Cork mother and baby home survivor: "We want to do right by the women who didn't make it out those gates"

Cork mother and baby home survivor: "We want to do right by the women who didn't make it out those gates"

Catherine Coffey at the back of Bessborough.

A FORMER resident of the Bessborough mother-and-baby home has joined forces with other survivors to highlight what she describes as a "breach of human rights" in relation to the Retention of Records Bill.

Catherine Coffey spent ten years at an industrial school before becoming pregnant. She was subsequently transferred to Bessborough but escaped and now wants to offer a voice to other survivors.

In a letter to the Minister for Children, Ms Coffey and other survivors listed their concerns in relation to the Commission of Investigation into Mother and Baby Homes.

"We have clear objectives," part of the letter read. "Mark the graves. Exhume Tuam, acknowledge that Travellers, generations of them, were erased from this world. We are a community of mothers, industrial school survivors and adoptees from every class. We have been patient, mindful and respectful but the time has come to stop drowning out the voices of mothers."

Speaking to The Echo, Ms Coffey said she feared that survivors will not live long enough to get the justice they deserve.

She referred to the Retention of Records Bill 2019 which puts a seal on records transferred to the National Archives of Ireland by the Ryan Commission to Inquire into Child Abuse, the Residential Institutions Redress Board and the Residential Institutions Redress Review Committee until at least 2094.

Catherine Coffey at the entrance at Bessborough
Catherine Coffey at the entrance at Bessborough

"We as survivors have a shorter lifespan and that's due to the neglect and abuse we got growing up," she told The Echo. "Many of us will die of heart conditions and illnesses with a direct correlation to our upbringing. This is the land of unmarked graves.
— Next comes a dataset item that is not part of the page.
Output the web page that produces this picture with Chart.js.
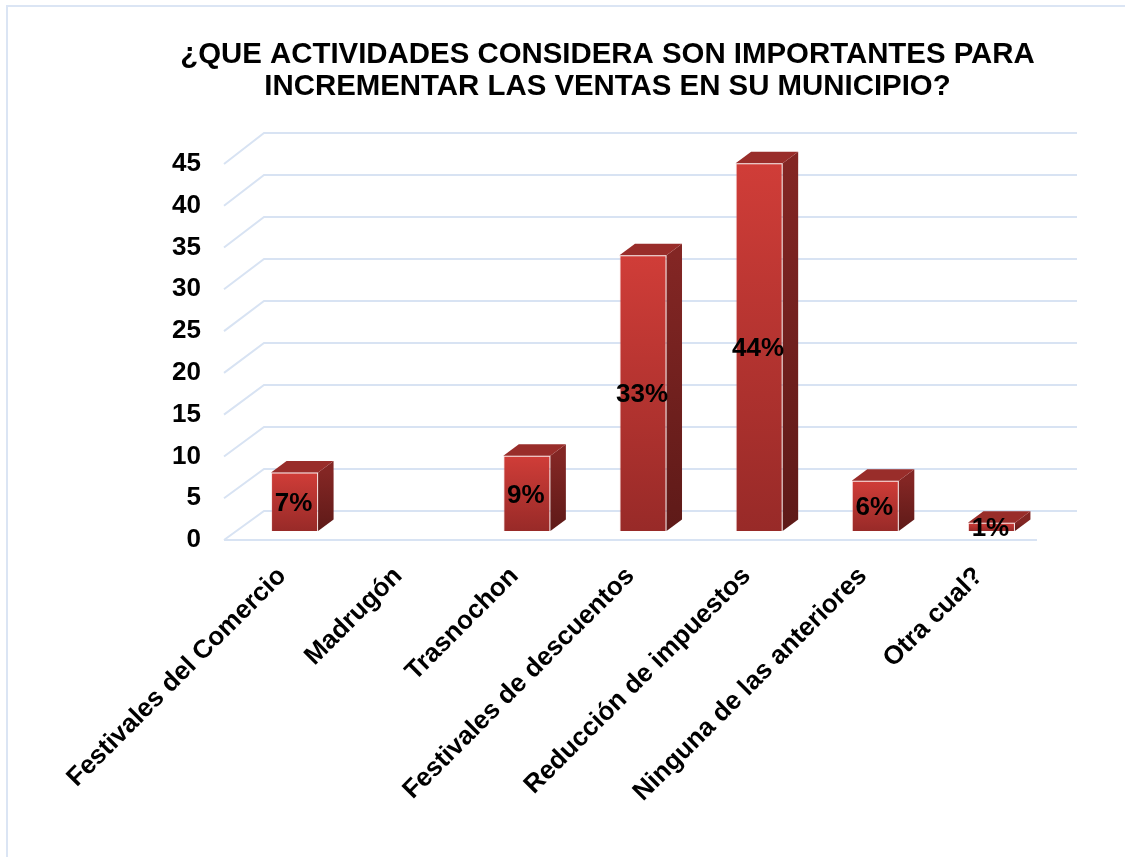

Once the Irish state recognises that and the church acknowledges it we can move on with what's left of our lives."

She urged the Minister for Children, Roderic O'Gorman to meet with survivors.

One of Ms Coffey's main hopes is to give a voice to the silent.

"I was one of the lucky ones because I ran. I got to keep my son. There were other girls who didn't run, I still see their faces in my head and wonder where they and their babies are now. If this was a retreat or a maternity hospital I wouldn't have ran. We lived this. We know what happened and carry the memories in our mind's eye. The least the state and church can do is listen and learn from this. We want to do right by the women who didn't make it out those gates."